Problem requirements –
Collect all lines from the listing that include the string "chart".
══════
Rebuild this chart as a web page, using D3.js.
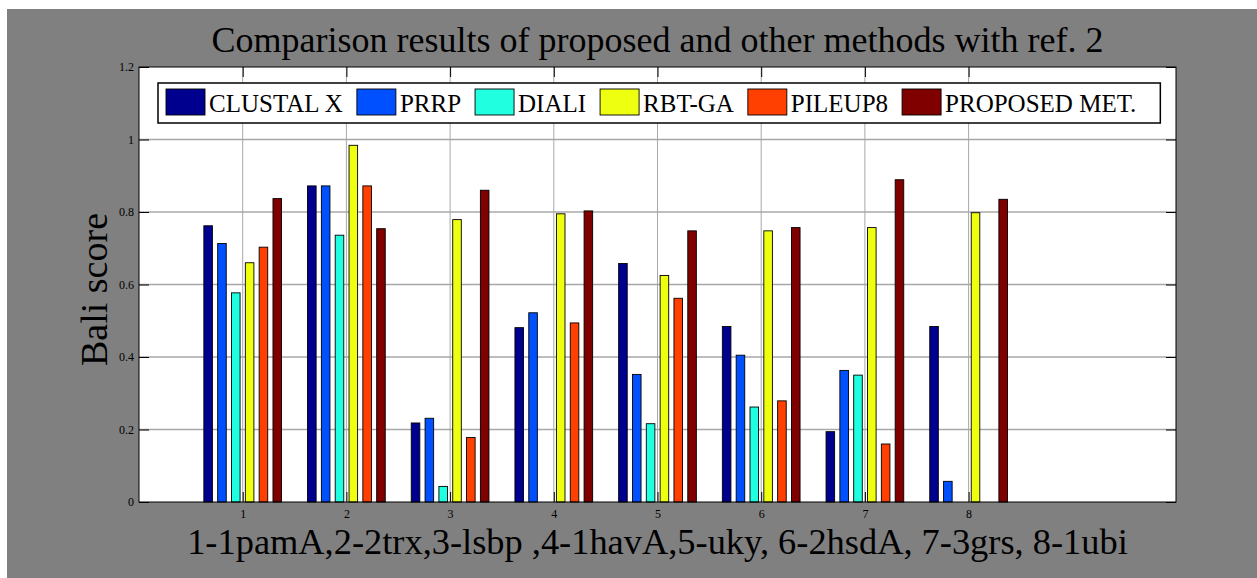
<!DOCTYPE html>
<html>
<head>
<meta charset="utf-8">
<script src="https://cdn.jsdelivr.net/npm/d3@7"></script>
<style>
  html, body { margin: 0; padding: 0; background: #fff; }
  svg { display: block; }
  text { font-family: "Liberation Serif", "Times New Roman", serif; fill: #000; }
</style>
</head>
<body>
<svg id="chart"></svg>
<script>
// Data
const categories = ["1", "2", "3", "4", "5", "6", "7", "8"];
const seriesNames = ["CLUSTAL X", "PRRP", "DIALI", "RBT-GA", "PILEUP8", "PROPOSED MET."];
const seriesColors = ["#00008f", "#0050ff", "#20ffdf", "#efff10", "#ff4000", "#800000"];
const clustalX = [0.762, 0.872, 0.218, 0.481, 0.658, 0.484, 0.194, 0.484];
const prrp = [0.713, 0.872, 0.231, 0.522, 0.352, 0.405, 0.363, 0.057];
const diali = [0.577, 0.736, 0.043, 0, 0.216, 0.262, 0.350, 0];
const rbtGa = [0.660, 0.984, 0.779, 0.795, 0.625, 0.748, 0.757, 0.798];
const pileup8 = [0.703, 0.872, 0.178, 0.494, 0.562, 0.279, 0.160, 0];
const proposed = [0.837, 0.754, 0.860, 0.803, 0.748, 0.757, 0.889, 0.835];
const yTicks = [0, 0.2, 0.4, 0.6, 0.8, 1, 1.2];
const xTicks = [1, 2, 3, 4, 5, 6, 7, 8];

const titleText = "Comparison results of proposed and other methods with ref. 2";
const xLabelText = "1-1pamA,2-2trx,3-lsbp ,4-1havA,5-uky, 6-2hsdA, 7-3grs, 8-1ubi";
const yLabelText = "Bali score";

const series = [clustalX, prrp, diali, rbtGa, pileup8, proposed];

// Layout
const W = 1257, H = 578;
const plot = { left: 139, right: 1176, top: 67, bottom: 502 };

const svg = d3.select("#chart").attr("width", W).attr("height", H);

// Figure background
svg.append("rect").attr("x", 7).attr("y", 9).attr("width", W - 7).attr("height", H - 9).attr("fill", "#808080");
svg.append("rect")
  .attr("x", plot.left).attr("y", plot.top)
  .attr("width", plot.right - plot.left).attr("height", plot.bottom - plot.top)
  .attr("fill", "#fff");

const x = d3.scaleLinear().domain([0, 10]).range([plot.left, plot.right]);
const y = d3.scaleLinear().domain([0, 1.2]).range([plot.bottom, plot.top]);

// Grid
const grid = svg.append("g").attr("class", "grid");
grid.selectAll("line.h")
  .data(yTicks.filter(t => t > 0 && t < 1.2))
  .join("line")
  .attr("x1", plot.left).attr("x2", plot.right)
  .attr("y1", d => y(d)).attr("y2", d => y(d))
  .attr("stroke", "#a8a8a8").attr("stroke-width", 1.3);
grid.selectAll("line.v")
  .data(xTicks)
  .join("line")
  .attr("x1", d => x(d)).attr("x2", d => x(d))
  .attr("y1", plot.top).attr("y2", plot.bottom)
  .attr("stroke", "#a8a8a8").attr("stroke-width", 1);

// Bars
const nSeries = series.length;
const groupWidth = 0.8;
const slot = groupWidth / nSeries;
const barW = slot * 0.62;

const bars = svg.append("g").attr("class", "bars");
series.forEach((vals, j) => {
  bars.append("g")
    .selectAll("rect")
    .data(vals.map((v, i) => ({ i, v })).filter(d => d.v > 0))
    .join("rect")
    .attr("x", d => x(d.i + 1 + (j - (nSeries - 1) / 2) * slot - barW / 2))
    .attr("width", x(barW) - x(0))
    .attr("y", d => y(d.v))
    .attr("height", d => y(0) - y(d.v))
    .attr("fill", seriesColors[j])
    .attr("stroke", "#000")
    .attr("stroke-width", 0.9);
});

// Axes (ticks inward, box on)
const tickLen = 10;
svg.append("g")
  .attr("transform", `translate(${plot.left},0)`)
  .call(d3.axisLeft(y).tickValues(yTicks).tickSize(-tickLen).tickPadding(5).tickFormat(d3.format("~g")))
  .call(g => g.select(".domain").remove())
  .call(g => g.selectAll("text").attr("font-size", 12).attr("font-family", "Liberation Serif").attr("fill", "#000"));
svg.append("g")
  .attr("transform", `translate(${plot.right},0)`)
  .call(d3.axisRight(y).tickValues(yTicks).tickSize(-tickLen).tickFormat(""))
  .call(g => g.select(".domain").remove());
svg.append("g")
  .attr("transform", `translate(0,${plot.bottom})`)
  .call(d3.axisBottom(x).tickValues(xTicks).tickSize(-tickLen).tickPadding(7).tickFormat(d3.format("d")))
  .call(g => g.select(".domain").remove())
  .call(g => g.selectAll("text").attr("font-size", 12).attr("font-family", "Liberation Serif").attr("fill", "#000"));
svg.append("g")
  .attr("transform", `translate(0,${plot.top})`)
  .call(d3.axisTop(x).tickValues(xTicks).tickSize(-tickLen).tickFormat(""))
  .call(g => g.select(".domain").remove());

svg.append("rect")
  .attr("x", plot.left).attr("y", plot.top)
  .attr("width", plot.right - plot.left).attr("height", plot.bottom - plot.top)
  .attr("fill", "none").attr("stroke", "#000").attr("stroke-width", 1);

// Legend
const legend = svg.append("g").attr("class", "legend");
const legBox = legend.append("rect")
  .attr("fill", "#fff").attr("stroke", "#000").attr("stroke-width", 1.5);
const legTop = 83, legH = 40, legLeft = 158;
let cx = legLeft + 8;
seriesNames.forEach((name, j) => {
  legend.append("rect")
    .attr("x", cx).attr("y", legTop + 6)
    .attr("width", 39).attr("height", 26)
    .attr("fill", seriesColors[j]).attr("stroke", "#000").attr("stroke-width", 0.9);
  const t = legend.append("text")
    .attr("x", cx + 43).attr("y", legTop + 29)
    .attr("font-size", 25)
    .text(name);
  cx += 43 + t.node().getComputedTextLength() + 14;
});
legBox.attr("x", legLeft).attr("y", legTop)
  .attr("width", cx - legLeft + 10).attr("height", legH);

// Title and labels
svg.append("text")
  .attr("x", (plot.left + plot.right) / 2).attr("y", 52)
  .attr("text-anchor", "middle").attr("font-size", 36)
  .text(titleText);
svg.append("text")
  .attr("x", (plot.left + plot.right) / 2).attr("y", 554)
  .attr("text-anchor", "middle").attr("font-size", 36.4)
  .text(xLabelText);
svg.append("text")
  .attr("transform", `translate(107,${(plot.top + plot.bottom) / 2 + 5}) rotate(-90)`)
  .attr("text-anchor", "middle").attr("font-size", 38)
  .text(yLabelText);
</script>
</body>
</html>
══════
Finished answer –
Rebuild this chart as a web page, using D3.js.
<svg id="chart"></svg>
const svg = d3.select("#chart").attr("width", W).attr("height", H);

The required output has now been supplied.